The report says that these handpicked men were also supported by a young team of researchers who worked in two rooms at the PM's residence.
PM Modi, the agency reports, has taken complete responsibility for the demonetisation move.
"I have done all the research and, if it fails, then I am to blame," PM Modi said in a Cabinet meeting held on 8 November, shortly before the announcement was made nation-wide, reports the agency.
According to the report, Adhia, a top finance ministry official was overseeing the campaign with support from the backroom team working from PM Modi's residence in New Delhi.

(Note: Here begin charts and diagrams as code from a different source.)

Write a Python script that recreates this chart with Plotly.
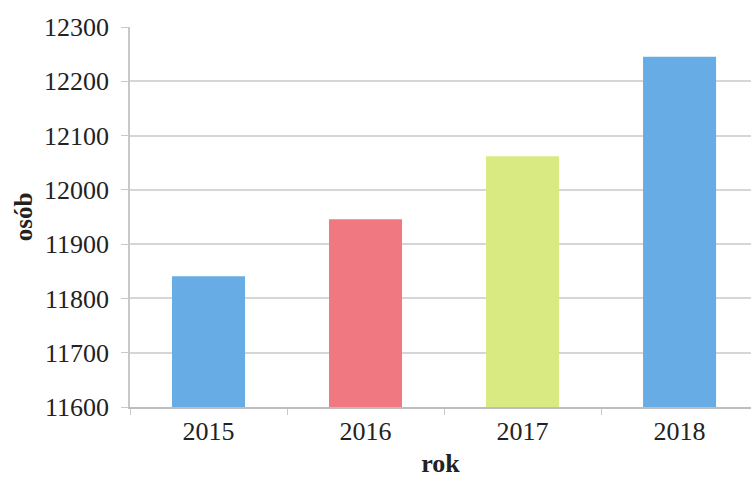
import plotly.graph_objects as go

years = ["2015", "2016", "2017", "2018"]
values = [11841, 11946, 12062, 12245]
colors = ["#68ACE5", "#F07880", "#DAEA82", "#68ACE5"]
y_ticks = [11600, 11700, 11800, 11900, 12000, 12100, 12200, 12300]

fig = go.Figure(go.Bar(
    x=years, y=values,
    marker=dict(color=colors, line=dict(width=0)),
    width=0.465,
))

font_family = "Liberation Serif"
fig.update_layout(
    width=751, height=484,
    margin=dict(l=130, r=0, t=27, b=77),
    paper_bgcolor="white", plot_bgcolor="white",
    showlegend=False,
    font=dict(family=font_family, size=25, color="#222222"),
)
fig.update_xaxes(
    type="category",
    range=[-0.5, 3.455],
    showline=True, linecolor="#bdbdbd", linewidth=1.5,
    ticks="outside", tickson="boundaries", ticklen=6, tickcolor="#c8c8c8",
    tickfont=dict(family=font_family, size=26, color="#222222"),
    title=dict(text="<b>rok</b>", font=dict(family=font_family, size=26, color="#222222"), standoff=9),
    showgrid=False,
)
fig.update_yaxes(
    range=[11600, 12300],
    tickvals=y_ticks,
    ticktext=[str(v) for v in y_ticks],
    showgrid=True, gridcolor="#d6d6d6", gridwidth=1.5,
    showline=True, linecolor="#c8c8c8", linewidth=1.5,
    ticks="outside", ticklen=7, tickcolor="#c8c8c8",
    ticklabelstandoff=7,
    tickfont=dict(family=font_family, size=26, color="#222222"),
    title=dict(text="<b>osób</b>", font=dict(family=font_family, size=25, color="#222222"), standoff=4),
    zeroline=False,
)

fig.write_html("out.html")
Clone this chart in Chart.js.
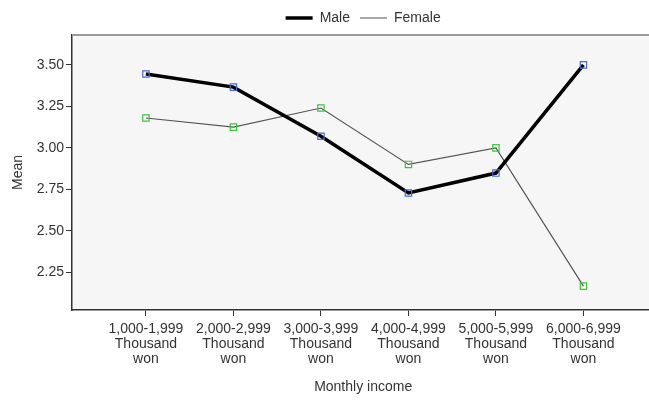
<!DOCTYPE html>
<html>
<head>
<meta charset="utf-8">
<script src="https://cdn.jsdelivr.net/npm/chart.js@4.4.1/dist/chart.umd.min.js"></script>
<style>
  html, body { margin: 0; padding: 0; background: #fff; overflow: hidden; }
  #wrap { width: 660px; height: 400px; }
</style>
</head>
<body>
<div id="wrap"><canvas id="myChart"></canvas></div>
<script>
const categories = [
  ["1,000-1,999", "Thousand", "won"],
  ["2,000-2,999", "Thousand", "won"],
  ["3,000-3,999", "Thousand", "won"],
  ["4,000-4,999", "Thousand", "won"],
  ["5,000-5,999", "Thousand", "won"],
  ["6,000-6,999", "Thousand", "won"]
];
const maleMeans = [3.445, 3.366, 3.07, 2.728, 2.848, 3.50];
const femaleMeans = [3.18, 3.125, 3.24, 2.90, 3.00, 2.167];
const yTicks = [2.25, 2.50, 2.75, 3.00, 3.25, 3.50];

const fontFam = "'Liberation Sans', Arial, sans-serif";

function toPoints(values) {
  let pts = [];
  for (let i = 0; i < values.length; i++) {
    pts.push({ x: i + 1, y: values[i] });
  }
  return pts;
}

const plotBg = {
  id: "plotBg",
  beforeDraw(chart) {
    const a = chart.chartArea;
    const ctx = chart.ctx;
    ctx.save();
    ctx.fillStyle = "#f6f6f6";
    ctx.fillRect(a.left, a.top, a.right - a.left, a.bottom - a.top);
    ctx.restore();
  },
  afterDatasetsDraw(chart) {
    const a = chart.chartArea;
    const ctx = chart.ctx;
    ctx.save();
    ctx.strokeStyle = "#9a9a9a";
    ctx.lineWidth = 2;
    ctx.beginPath();
    ctx.moveTo(a.left, a.top);
    ctx.lineTo(a.right + 2, a.top);
    ctx.stroke();
    ctx.restore();
  }
};

const data = {
  datasets: [
    {
      label: "Male",
      data: toPoints(maleMeans),
      borderColor: "#000000",
      borderWidth: 3.5,
      pointStyle: "rect",
      pointRadius: 4.5,
      pointBorderWidth: 1.2,
      pointBorderColor: "#4a6bd4",
      pointBackgroundColor: "rgba(0,0,0,0)",
      tension: 0
    },
    {
      label: "Female",
      data: toPoints(femaleMeans),
      borderColor: "#555555",
      borderWidth: 1.2,
      pointStyle: "rect",
      pointRadius: 4.5,
      pointBorderWidth: 1.2,
      pointBorderColor: "#3ec43e",
      pointBackgroundColor: "rgba(0,0,0,0)",
      tension: 0
    }
  ]
};

const config = {
  type: "line",
  data: data,
  options: {
    responsive: true,
    maintainAspectRatio: false,
    animation: false,
    layout: { padding: { top: 1, right: 0, left: 0, bottom: 0 } },
    scales: {
      x: {
        type: "linear",
        min: 0.155,
        max: 6.81,
        afterBuildTicks(axis) {
          axis.ticks = categories.map((c, i) => ({ value: i + 1 }));
        },
        afterFit(axis) { axis.height = 90; },
        ticks: {
          autoSkip: false,
          maxRotation: 0,
          color: "#333",
          font: { family: fontFam, size: 14, lineHeight: 1.1 },
          padding: 5,
          callback: (v) => categories[Math.round(v) - 1]
        },
        grid: { drawOnChartArea: false, tickLength: 6, color: "#333", tickWidth: 1 },
        border: { color: "#333", width: 1.5 },
        title: {
          display: true,
          text: "Monthly income",
          color: "#333",
          font: { family: fontFam, size: 14 },
          padding: { top: 6 }
        }
      },
      y: {
        min: 2.023,
        max: 3.68,
        afterBuildTicks(axis) {
          axis.ticks = yTicks.map((v) => ({ value: v }));
        },
        afterFit(axis) { axis.width = 72; },
        ticks: {
          color: "#333",
          font: { family: fontFam, size: 14 },
          padding: 2,
          callback: (v) => v.toFixed(2)
        },
        grid: { drawOnChartArea: false, tickLength: 6, color: "#333", tickWidth: 1 },
        border: { color: "#333", width: 1.5 },
        title: {
          display: true,
          text: "Mean",
          color: "#333",
          font: { family: fontFam, size: 14 },
          padding: { top: 10, bottom: 6 }
        }
      }
    },
    plugins: {
      legend: {
        position: "top",
        align: "center",
        fullSize: false,
        labels: {
          usePointStyle: true,
          pointStyle: "line",
          pointStyleWidth: 27,
          color: "#333",
          font: { family: fontFam, size: 14 },
          padding: 10,
          generateLabels(chart) {
            return chart.data.datasets.map((ds, i) => ({
              text: ds.label,
              strokeStyle: ds.borderColor,
              fillStyle: ds.borderColor,
              lineWidth: ds.borderWidth,
              pointStyle: "line",
              fontColor: "#333",
              hidden: false,
              datasetIndex: i
            }));
          }
        }
      },
      tooltip: { enabled: false }
    }
  },
  plugins: [plotBg]
};

new Chart(document.getElementById("myChart"), config);
</script>
</body>
</html>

Adhia was the principal secretary to Narendra Modi from 2003-06 when he was chief minister of Gujarat, establishing a relationship of trust with his boss and introducing him to yoga, says the report.
Immediately after PM Modi's 8 November address, Adhia tweeted: "This is the biggest and the boldest step by the Government for containing black money."
In April, State Bank of India said that demonetisation of large-denomination notes was possible and in May, Reserve Bank of India, the central bank, had said that it was making preparations for a new series of banknotes that were confirmed in August when it announced it had approved a design for a new 2,000 rupee note. The printing presses had only just started turning when the media finally started to run with the story in late October.
The report also says that initially the demonetisation move was suppose to be introduced around 18 November but after "a clear sign that it could get leaked," the move was announced on 8 November.